Der brutale 5-Minuten-Kracher ‚Sinister And Demented‘ ist ein weiterer Leckerbissen, technisch anspruchsvoll ohne prätentiös zu sein, mit ultra-brutalen Growls und Screams, Hammer-Riffs und Blastbeats, aber dennoch mit einem feinen Gespür für Melodik. Für die Gast-Vocals bei ‚The Alonest of The Alon‘ konnten die Italiener niemand Geringeren als Nile-Sänger Dallas Toler-Wade gewinnen. ‚Alonest Of The Alone‘ klingt bis auf die Wechselgesangs-Doppelspitze zunächst wie ein unscheinbarer, konventioneller Death-Metal-Song, was sich jedoch noch einigen Durchläufen ändert. Neben dem irrsinnigen Drumming und den düsteren Riffs bleibt vor allem der Text hängen, die auf die Einsamkeit da Silvas Bezug nimmt. Schnell ertappt man sich selbst dabei, unter der Dusche oder bei anderen Gelegenheiten „Alooooone“ vor sich hin zu growlen. ‚The Last And Only Son‘ ist ein Cover-Song von Ripping Corpse, der Untergrund-Legende aus der frühen US-Death-Metal-Szene der späten 80er. Ripping Corpse sahen ihren Kollegen von Morbid Angel und Immolation dabei zu, wie sie erfolgreiche Bands wurden, ohne selbst den gewünschten Durchbruch zu erleben. Bandleader Enrico ist ein großer Fan und holte sich bei Mitgliedern der nicht mehr existierenden Band persönlich den Segen ab, einen Song zu covern, der besonders von der Stimmung tadellos ins Album passt. ‚Adjinakou‘ ist einem afrikanischen Geisterwesen aus dem Film gewidmet und zeichnet eher ein musikalisches Bild als daß es eine Geschichte erzählt.

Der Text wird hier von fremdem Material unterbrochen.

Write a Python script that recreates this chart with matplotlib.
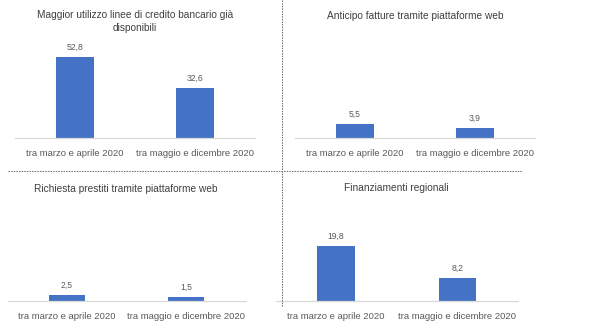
import matplotlib
matplotlib.use("Agg")
import matplotlib.pyplot as plt
from matplotlib.lines import Line2D

categories = ["tra marzo e aprile 2020", "tra maggio e dicembre 2020"]
titles = [
    "Maggior utilizzo linee di credito bancario già\ndisponibili",
    "Anticipo fatture tramite piattaforme web",
    "Richiesta prestiti tramite piattaforme web",
    "Finanziamenti regionali",
]
values_credito = [52.8, 32.6]
values_anticipo = [5.5, 3.9]
values_prestiti = [2.5, 1.5]
values_regionali = [19.8, 8.2]
series = [values_credito, values_anticipo, values_prestiti, values_regionali]

W, H = 602, 331
fig = plt.figure(figsize=(W / 100, H / 100), dpi=100)
fig.patch.set_facecolor("white")
plt.rcParams['font.family'] = ['Liberation Sans', 'DejaVu Sans']

BLUE = "#4472C4"
AX_GREY = "#d9d9d9"
LAB = "#595959"
TITLE = "#404040"

# panel layout (pixels): left, right, baseline_y, px per unit, title center x, title y
panels = [
    dict(l=15, r=255, base=138, ppu=1.534, tx=135, ty=21.5),
    dict(l=295, r=535, base=138, ppu=2.5, tx=415, ty=16),
    dict(l=7.5, r=245.5, base=301, ppu=2.4, tx=126, ty=189),
    dict(l=275.5, r=518, base=301, ppu=2.78, tx=396, ty=188),
]
AX_H = 100

def fx(x):
    return x / W

def fy(y):
    return 1 - y / H

for p, vals, title in zip(panels, series, titles):
    ax = fig.add_axes([fx(p["l"]), fy(p["base"]), (p["r"] - p["l"]) / W, AX_H / H])
    ax.set_facecolor("none")
    x = list(range(len(categories)))
    bars = ax.bar(x, vals, width=0.31, color=BLUE)
    ax.set_xlim(-0.5, 1.5)
    ax.set_ylim(0, AX_H / p["ppu"])
    for s in ["top", "right", "left"]:
        ax.spines[s].set_visible(False)
    ax.spines["bottom"].set_color(AX_GREY)
    ax.spines["bottom"].set_linewidth(0.9)
    ax.set_yticks([])
    ax.set_xticks(x)
    ax.set_xticklabels(categories, fontsize=6.8, color=LAB)
    ax.tick_params(axis="x", length=0, pad=8)
    for b, v in zip(bars, vals):
        ax.annotate(f"{v:.1f}".replace(".", ","), (b.get_x() + b.get_width() / 2, v),
                    xytext=(0, 4), textcoords="offset points", ha="center", va="bottom",
                    fontsize=6.2, color=LAB)
    fig.text(fx(p["tx"]), fy(p["ty"]), title, ha="center", va="center",
             fontsize=7.3, color=TITLE, linespacing=1.45)

# dashed separators
fig.add_artist(Line2D([fx(282), fx(282)], [fy(0), fy(306)], color="#666666",
                      linewidth=0.7, linestyle=(0, (1.5, 1.2))))
fig.add_artist(Line2D([fx(8), fx(522)], [fy(171), fy(171)], color="#666666",
                      linewidth=0.7, linestyle=(0, (1.5, 1.2))))

fig.savefig("out.png", dpi=100, facecolor="white")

Langsam, bedrohlich, dissonant – einmal mehr sehr stimmungsvoll. Die Stimmungen sind eine der großen Stärken des Albums, neben dem für ein Death-Metal-Album besonders lobenswerten Variantenreichtum. Trotzdem ist „Cobra Verde“ sehr homogen und hat einen sehr gelungenen Flow. Abgerundet wird das alles mit dem stimmigen Cover-Artwork, das eher aus dem Rahmen fällt. Mit dem geschwärzten Gesicht Da Silvas, Schlangen, Masken und zähnefletschenden Bestien weckt es aber dennoch Neugier auf das Album.

Wer seine tägliche Dosis Todesmetall also nicht zwingend mit Blut, Gedärmen und Pentagrammen braucht, sondern einen intelligenteren Zugang zu den Abgründen der menschlichen Seele schätzt, ist bei Hideous Divinity gut aufgehoben. Gore, Pentagramme und Zombies hat das derbe Quintett nicht nötig – ihre Musik und Message spricht auch ohne Klischees für sich! Fans der Todespharaonen von Nile, Suffocation, Hate Eternal oder den frühen Decapitated werden „Cobra Verde“ lieben. Auch gab Songwriter Enrico im Interview mit uns an, beim Schreiben des neuen Werks stark von Ulcerate aus Neuseeland inspiriert worden zu sein, mit der die Band wenn auch nicht den Post-Metal-Touch, so mit Sicherheit jedoch einen gewissen progressiven Ansatz bei ihrem Death-Metal teilt. Fazit: Absolut klischeefreier aber astrein-brachialrer Brutal-Death-Metal. Buon Appetito!